(Note: This is a piece I wrote for a freelance client that didn't end up getting used.)
Born July 10, 1888 in Volos, Greece - Died November 20, 1978 in Rome, Italy
Giorgio de Chirico is an Italian painter whose metaphysical painting style was greatly influential to the Surrealism movement. His pre-World War I work differs greatly in style and philosophy from his post-World War I work. Salvador Dalí, Rene Magritte, and other Surrealist painters cited de Chirico as influential on their work.

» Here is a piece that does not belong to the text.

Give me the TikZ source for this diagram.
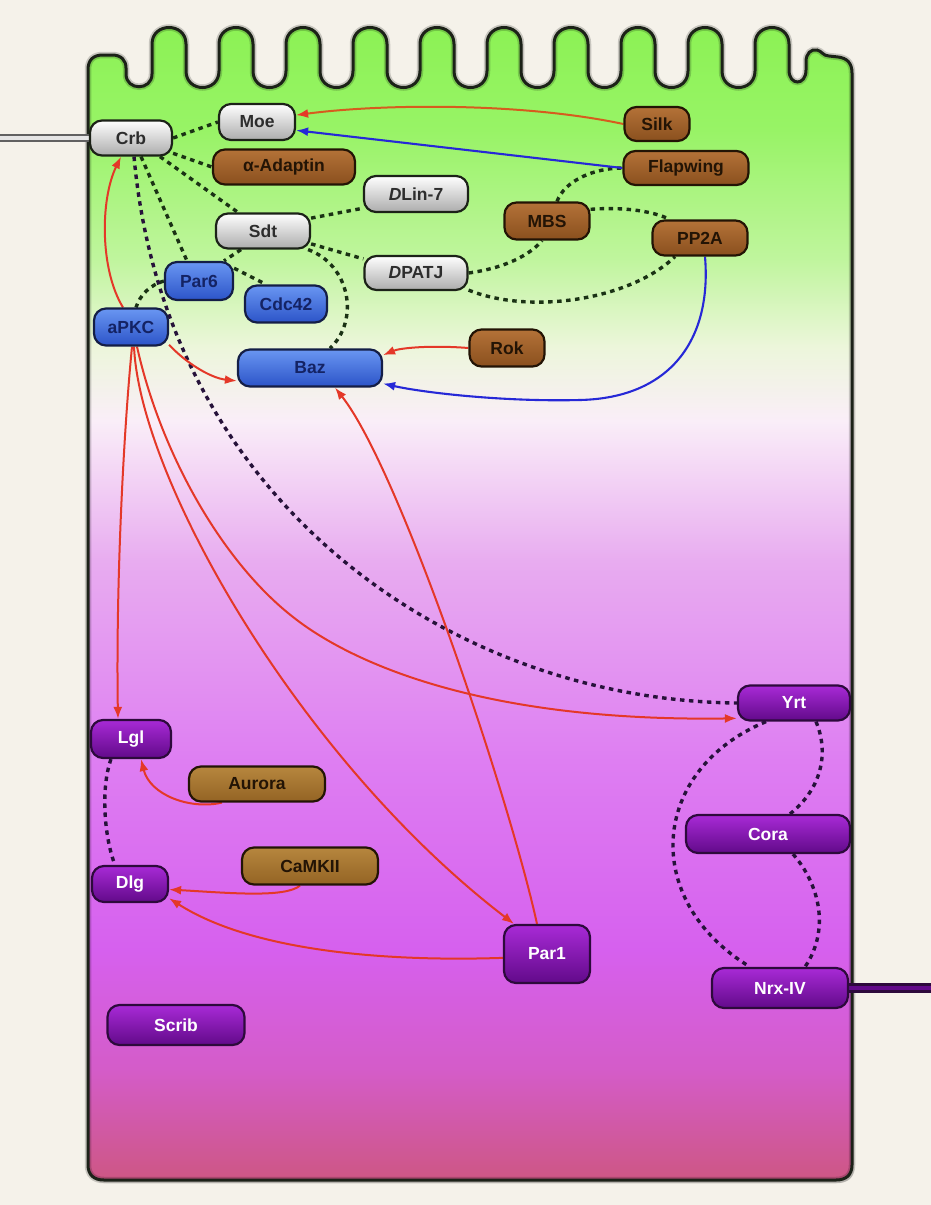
\documentclass[tikz,border=0pt]{standalone}
\usepackage{fontspec}
\setmainfont{Liberation Sans}
\usetikzlibrary{arrows.meta}
\pgfdeclarelayer{cell}
\pgfdeclarelayer{edges}
\pgfsetlayers{cell,edges,main}
\definecolor{bgc}{RGB}{245,242,234}
\definecolor{dg}{RGB}{26,50,20}
\definecolor{dp}{RGB}{38,18,58}
\definecolor{redc}{RGB}{228,56,40}
\definecolor{orc}{RGB}{214,92,30}
\definecolor{bluec}{RGB}{38,40,215}
\definecolor{outl}{RGB}{28,34,24}
\definecolor{wtop}{RGB}{255,255,255}
\definecolor{wbot}{RGB}{172,172,172}
\definecolor{wtxt}{RGB}{45,45,45}
\definecolor{brtop}{RGB}{180,114,56}
\definecolor{brbot}{RGB}{138,80,30}
\definecolor{brtxt}{RGB}{35,20,5}
\definecolor{gotop}{RGB}{182,134,62}
\definecolor{gobot}{RGB}{148,100,36}
\definecolor{bltop}{RGB}{105,150,242}
\definecolor{blbot}{RGB}{44,84,200}
\definecolor{bltxt}{RGB}{20,35,100}
\definecolor{bldraw}{RGB}{20,30,70}
\definecolor{putop}{RGB}{168,42,214}
\definecolor{pubot}{RGB}{98,10,138}
\definecolor{pudraw}{RGB}{45,10,60}
\definecolor{c1}{RGB}{138,242,82}
\definecolor{c2}{RGB}{152,243,102}
\definecolor{c3}{RGB}{192,245,158}
\definecolor{c4}{RGB}{236,246,218}
\definecolor{c5}{RGB}{250,238,248}
\definecolor{c6}{RGB}{232,172,240}
\definecolor{c7}{RGB}{222,126,242}
\definecolor{c8}{RGB}{214,96,238}
\definecolor{c9}{RGB}{212,92,200}
\definecolor{c10}{RGB}{205,86,126}
\newcommand\mycellpath{(88,1165) -- (88,70) .. controls (88,60) and (93,55) .. (103,55) -- (112,55) .. controls (121,55) and (126,60) .. (126,68) -- (126,74) .. controls (126,91) and (152,91) .. (152,74)
 \foreach \k in {0,...,8}{ -- ({152+67*\k},44) .. controls ({152+67*\k},22) and ({186+67*\k},22) .. ({186+67*\k},44) -- ({186+67*\k},71) .. controls ({186+67*\k},93) and ({219+67*\k},93) .. ({219+67*\k},71) }
 -- (755,44) .. controls (755,22) and (789,22) .. (789,44) -- (789,70) .. controls (789,86) and (806,86) .. (806,70) -- (806,62) .. controls (806,53) and (811,49) .. (817,50) .. controls (822,51) and (823,56) .. (829,56) -- (838,57) .. controls (847,58) and (852,63) .. (852,73) -- (852,1165) .. controls (852,1175) and (846,1180) .. (836,1180) -- (104,1180) .. controls (94,1180) and (88,1175) .. (88,1165) -- cycle}
\tikzset{
 prot/.style={rounded corners=12pt, line width=2.2pt, inner sep=0pt, font=\fontsize{17.5}{19}\selectfont\bfseries},
 wnode/.style={prot, draw=outl, top color=wtop, bottom color=wbot, text=wtxt},
 brnode/.style={prot, draw=brtxt, top color=brtop, bottom color=brbot, text=brtxt},
 gonode/.style={prot, draw=brtxt, top color=gotop, bottom color=gobot, text=brtxt},
 blnode/.style={prot, draw=bldraw, top color=bltop, bottom color=blbot, text=bltxt},
 punode/.style={prot, draw=pudraw, top color=putop, bottom color=pubot, text=white},
 dsh/.style={line width=3.4pt, dash pattern=on 4.5pt off 4.5pt, draw=dg},
 dshp/.style={line width=3.4pt, dash pattern=on 4.5pt off 4.5pt, draw=dp},
 ra/.style={line width=2pt, draw=redc, -{Latex[length=12pt,width=9pt]}},
 oa/.style={line width=2pt, draw=orc, -{Latex[length=12pt,width=9pt,color=redc]}},
 ba/.style={line width=2.1pt, draw=bluec, -{Latex[length=12pt,width=9pt]}}
}
\begin{document}
\begin{tikzpicture}[x=1pt,y=-1pt]
\useasboundingbox (0,0) rectangle (931,1205);
\begin{pgfonlayer}{cell}
\fill[bgc] (0,0) rectangle (931,1205);
\fill[black,opacity=0.10] [xshift=2pt,yshift=-3pt] \mycellpath;
\begin{scope}
\clip \mycellpath;
\shade[top color=c1,bottom color=c2] (80,10) rectangle (860,131);
\shade[top color=c2,bottom color=c3] (80,130) rectangle (860,261);
\shade[top color=c3,bottom color=c4] (80,260) rectangle (860,346);
\shade[top color=c4,bottom color=c5] (80,345) rectangle (860,421);
\shade[top color=c5,bottom color=c6] (80,420) rectangle (860,561);
\shade[top color=c6,bottom color=c7] (80,560) rectangle (860,761);
\shade[top color=c7,bottom color=c8] (80,760) rectangle (860,951);
\shade[top color=c8,bottom color=c9] (80,950) rectangle (860,1071);
\shade[top color=c9,bottom color=c10] (80,1070) rectangle (860,1190);
\end{scope}
\draw[black,opacity=0.18,line width=6.5pt] \mycellpath;
\draw[outl,line width=3pt] \mycellpath;
\end{pgfonlayer}

% nodes
\node[wnode, minimum width=82pt, minimum height=35pt] (crb) at (131,138) {Crb};
\node[wnode, minimum width=76pt, minimum height=36pt] (moe) at (257,122) {Moe};
\node[brnode, minimum width=142pt, minimum height=35pt] (adapt) at (284,167) {α-Adaptin};
\node[wnode, minimum width=104pt, minimum height=36pt] (dlin) at (416,194) {\textit{D}Lin-7};
\node[wnode, minimum width=94pt, minimum height=35pt] (sdt) at (263,231) {Sdt};
\node[wnode, minimum width=103pt, minimum height=34pt] (dpatj) at (416,273) {\textit{D}PATJ};
\node[blnode, minimum width=68pt, minimum height=38pt] (par6) at (199,281) {Par6};
\node[blnode, minimum width=82pt, minimum height=37pt] (cdc) at (286,304) {Cdc42};
\node[blnode, minimum width=74pt, minimum height=37pt] (apkc) at (131,327) {aPKC};
\node[blnode, minimum width=144pt, minimum height=37pt] (baz) at (310,368) {Baz};
\node[brnode, minimum width=75pt, minimum height=37pt] (rok) at (507,348) {Rok};
\node[brnode, minimum width=65pt, minimum height=34pt] (silk) at (657,124) {Silk};
\node[brnode, minimum width=125pt, minimum height=34pt] (flap) at (686,168) {Flapwing};
\node[brnode, minimum width=85pt, minimum height=37pt] (mbs) at (547,221) {MBS};
\node[brnode, minimum width=95pt, minimum height=35pt] (pp2a) at (700,238) {PP2A};
\node[punode, minimum width=112pt, minimum height=35pt] (yrt) at (794,703) {Yrt};
\node[punode, minimum width=164pt, minimum height=38pt] (cora) at (768,834) {Cora};
\node[punode, minimum width=136pt, minimum height=40pt] (nrx) at (780,988) {Nrx-IV};
\node[punode, minimum width=80pt, minimum height=38pt] (lgl) at (131,739) {Lgl};
\node[gonode, minimum width=136pt, minimum height=35pt] (aurora) at (257,784) {Aurora};
\node[gonode, minimum width=136pt, minimum height=37pt] (camk) at (310,866) {CaMKII};
\node[punode, minimum width=76pt, minimum height=36pt] (dlg) at (130,884) {Dlg};
\node[punode, minimum width=86pt, minimum height=58pt] (par1) at (547,954) {Par1};
\node[punode, minimum width=137pt, minimum height=40pt] (scrib) at (176,1025) {Scrib};
\coordinate (lb) at (0,138);
\coordinate (rb) at (931,988);

\begin{pgfonlayer}{edges}
% membrane links
\draw[draw=black!62, line width=2.4pt, double=black!10, double distance=4pt] (lb) -- (crb.west);
\draw[draw=pudraw, line width=2.6pt, double=pubot, double distance=4pt] (nrx.east) -- (rb);
% dashed interactions
\draw[dsh] (crb.east) -- (moe.west);
\draw[dsh] (crb.-20) -- (adapt.west);
\draw[dsh] ([xshift=29pt]crb.south) -- ([xshift=-25pt]sdt.north);
\draw[dsh] ([xshift=10pt]crb.south) -- ([xshift=-12pt]par6.north);
\draw[dsh] (par6.west) .. controls (150,285) and (140,295) .. ([xshift=5pt]apkc.north);
\draw[dsh] ([xshift=-22pt]sdt.south) -- ([xshift=25pt]par6.north);
\draw[dsh] (par6.20) -- ([xshift=-20pt]cdc.north);
\draw[dsh] ([xshift=-3pt]sdt.south east) .. controls (350,265) and (360,320) .. ([xshift=20pt]baz.north);
\draw[dsh] (sdt.15) -- (dlin.195);
\draw[dsh] (sdt.-15) -- (dpatj.165);
\draw[dsh] (dpatj.east) .. controls (505,268) and (530,255) .. ([xshift=-5pt]mbs.south);
\draw[dsh] (dpatj.-18) .. controls (530,315) and (630,300) .. ([xshift=-25pt]pp2a.south);
\draw[dsh] ([xshift=10pt]mbs.north) .. controls (565,180) and (595,168) .. (flap.west);
\draw[dsh] (mbs.15) .. controls (620,207) and (650,210) .. ([xshift=-30pt]pp2a.north);
\draw[dshp] ([xshift=3pt]crb.south) .. controls (165,500) and (450,700) .. (yrt.west);
\draw[dshp] ([xshift=-20pt]lgl.south) .. controls (100,790) and (105,840) .. ([xshift=-15pt]dlg.north);
\draw[dshp] ([xshift=22pt]yrt.south) .. controls (830,755) and (820,790) .. ([xshift=22pt]cora.north);
\draw[dshp] ([xshift=25pt]cora.south) .. controls (820,885) and (830,930) .. ([xshift=25pt]nrx.north);
\draw[dshp] ([xshift=-28pt]yrt.south) .. controls (650,770) and (640,900) .. ([xshift=-30pt]nrx.north);
% arrows top
\draw[oa] (silk.west) .. controls (520,102) and (380,104) .. (moe.10);
\draw[ba] (flap.west) -- (moe.-12);
\draw[ra] (rok.west) .. controls (430,345) and (400,348) .. (baz.10);
\draw[ba] ([xshift=5pt]pp2a.south) .. controls (712,340) and (670,398) .. (580,400) .. controls (500,402) and (420,392) .. (baz.-12);
% aPKC arrows
\draw[ra] ([xshift=-8pt]apkc.north) .. controls (100,270) and (100,200) .. ([xshift=-10pt]crb.south);
\draw[ra] (apkc.-25) .. controls (185,362) and (210,378) .. (baz.190);
\draw[ra] ([xshift=1pt]apkc.south) .. controls (122,450) and (116,600) .. ([xshift=-13pt]lgl.north);
\draw[ra] ([xshift=3pt]apkc.south) .. controls (140,480) and (300,760) .. ([xshift=-33pt]par1.north);
\draw[ra] ([xshift=6pt]apkc.south) .. controls (160,450) and (220,560) .. (293,617) .. controls (350,662) and (480,722) .. (yrt.195);
% lower arrows
\draw[ra] ([xshift=-10pt]par1.north) .. controls (510,800) and (400,470) .. ([xshift=25pt]baz.south);
\draw[ra] (par1.185) .. controls (380,962) and (250,950) .. (dlg.-20);
\draw[ra] ([xshift=-10pt]camk.south) .. controls (285,898) and (230,893) .. (dlg.-8);
\draw[ra] ([xshift=-35pt]aurora.south) .. controls (190,810) and (150,795) .. ([xshift=10pt]lgl.south);
\end{pgfonlayer}
\end{tikzpicture}
\end{document}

|Public domain image by Carl Van Vechten, 1936|
Giorgio de Chirico was born in Greece to two Italian parents. He first studied art in Florence, then moved to Germany. In Munich, he studied under the German artist Max Klinger and read the works of German philosophers.
Prior to the First World War, de Chirico is credited with creating the Scuola metafisica movement along with Carlo Carrà. These “metaphysical” paintings are characterized by images of cluttered, darkened interiors and mannequin-like human figures as well as a “haunted” or introspective mood.
In 1919, de Chirico published an article promoting a return to craftsmanship, or traditional painting methods. After its publication, his works exhibited a neoclassical style, influenced by Raphael and other past masters.
During the 1920s, Surrealist painter André Breton discovered de Chirico’s work. While critical of de Chirico’s traditionalist work, the Surrealist movement found de Chirico’s metaphysical paintings highly influential. De Chirico was highly critical of modern art.
After 1939, de Chirico painted in a neo-Baroque style. He remained a prolific painter until his death at age 90.
Giorgio de Chirico’s Most Important Works
• “The Enigma of an Autumn Afternoon” (1910) is the first painting in de Chirico’s metaphysical painting series.
• “The Child’s Brain” (1914) is the painting that won de Chirico the attention of André Breton.
• “The Disquieting Muses” (1916) is exemplary of a recurring theme in de Chirico’s work (the Muses of Classical mythology) and inspired a Sylvia Plath poem of the same name.
• “Self Portrait” (1924) exemplifies de Chirico’s work of the 1920s, with its return to traditionalist techniques and Renaissance inspiration.